在有证据支撑侵权的前提下,法官通常会作出侵权判决以安抚权利方,在赔偿数额方面又会低判赔以迎合侵权方。法官所追求的是让双方都能够尽量接受的折中方案。因此,法官自然更加愿意采用法定赔偿,既减少了工作量,又会使案件尽快终结,还不会成为争议点。
调解制度宜被滥用
调解被滥用是造成专利侵权诉讼判赔低的一个重要原因。一方面,调解率事关法官业绩、晋升及待遇。在此情况下,法官必须要对一些案件进行调解。即便当事人调解意愿不高,在“能调尽量调,不能调也要调”的原则下,法官会不断对当事人做工作,以使当事人接受现状、同意调解。赔偿数额低,自然容易让侵权方同意。在存在大量过低赔偿案件前提下,权利人的心理预期自然也会降低。

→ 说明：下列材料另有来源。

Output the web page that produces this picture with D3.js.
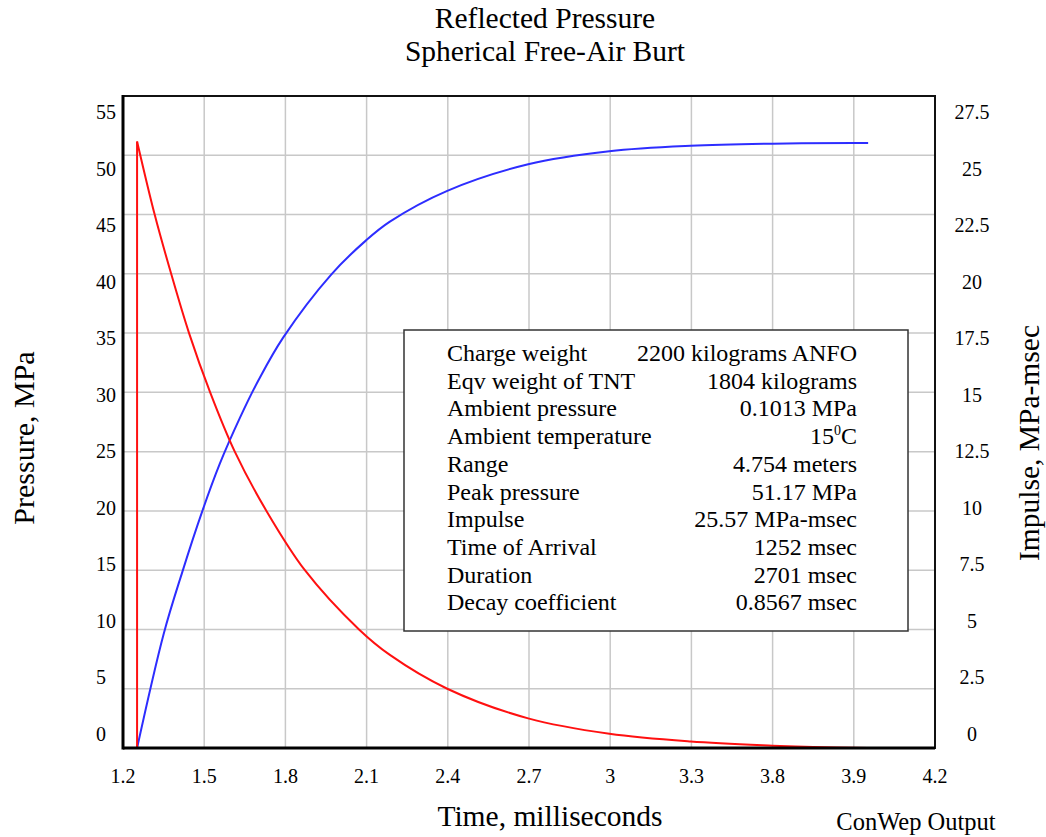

另一方面,即便一些法院已经废除调解率限制。但是调解具有更易执行、更快结案、工作量小等优点,在目前审调不分的情况下,法官会利用自己的强势地位,大量采用调解方式结案。一些当事人在法官的强势下不得不“委曲求全”接受调解方案。
维稳因素重点考量
在当前政府力求稳定的大背景下,维稳,也成为法官不得不考虑的重要因素。如果法官作出了较高赔偿数额的判决,那么被告方有可能通过各种渠道给法官造成压力,甚至有可能直接去法院滋事。目前,很多专利侵权的主体都是小型个体企业,甚至个人。如果法院作出高额赔偿的判决,影响其生计,难以避免会有不理智的情况发生。
在这种情形下,不但判决难以执行,还会给当地政府造成很恶劣影响,影响政府政绩。法官当然也不愿意自找麻烦,这也是法官更加倾向于折中原则的重要原因,即判决侵权以做权利人工作,又判罚很低以做侵权方工作。
知识产权的问题解决,常常在知识产权制度之外。虽然《草案》引入了惩罚性赔偿制度,但如果不能改观现有司法环境,不可能解决维权成本高、判赔低的问题,从而这一制度只是看上去很美罢了。